Here, we use the concept of moles to calculate the amount of water formed. It can be calculated by dividing the mass of a substance present in a mixture by its molar mass:
${\text{The number of moles of a substance }} = \,\dfrac{{{\text{Mass of the substance in the mixture}}}}{{{\text{Molar mass of the substance}}}}$
Another important concept coming into use is that one mole of a gaseous substance occupies $22.4\;litres$volume.

Complete answer:
The questions requires us to calculate the relative molar mass of methyl alcohol under given conditions, where mass $(w)$ and volume of the alcohol vaporized is $160gm$ and $112\,litres$(at STP) respectively.
We know that one mole of a gaseous substance occupies $22.4\;litres$volume. Using this relation, we can calculate the number of moles occupied by $112\,litres$.

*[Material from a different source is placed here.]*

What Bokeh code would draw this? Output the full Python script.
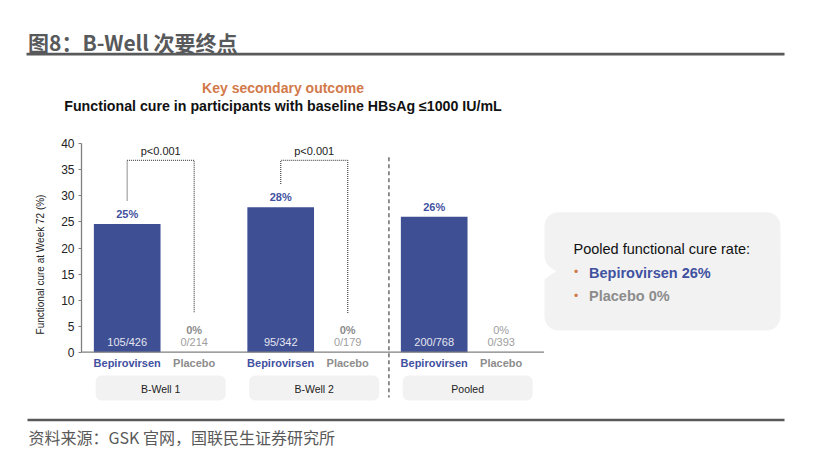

${\text{Number of moles occupied by }}112\,litres{\text{ of gas }}\,{\text{ = }}\,\,\dfrac{{112}}{{22.4}} = \,\,5\,moles\,\,\, - - - (1)$
Since we know the mass of methyl alcohol vaporized, we can substitute it in the following equation relating number of moles:
${\text{The number of moles of a substance }} = \,\dfrac{{{\text{Mass of the substance in the mixture}}}}{{{\text{Molar mass of the substance}}}}$
$= \dfrac{w}{M}$
$= \dfrac{{160}}{M}\,\,\,\,\, - - - (2)$
In $(2),$ we can substitute with $(1)$ in the LHS. On rearranging the equation so as to calculate relative molar mass $(M)$of methyl alcohol, we get:
$M\, = \,\dfrac{{160}}{5}$
$= 32gm$
Hence, the relative molecular mass of methyl alcohol $\left( {C{H_3}OH} \right)$ , if $160gm$ of the alcohol on vaporization has a volume of $112$ litres at STP is (B) $32gm$ .

Note:
There exists an equation relating vapour density and molar mass, where:
${\text{Molar}}\,{\text{mass}}\, = \,2 \times \,{\text{Vapour}}\,{\text{density}}$
This equation comes into play if we are provided with the vapour density of the substance and are supposed to find its molar mass, or vice versa.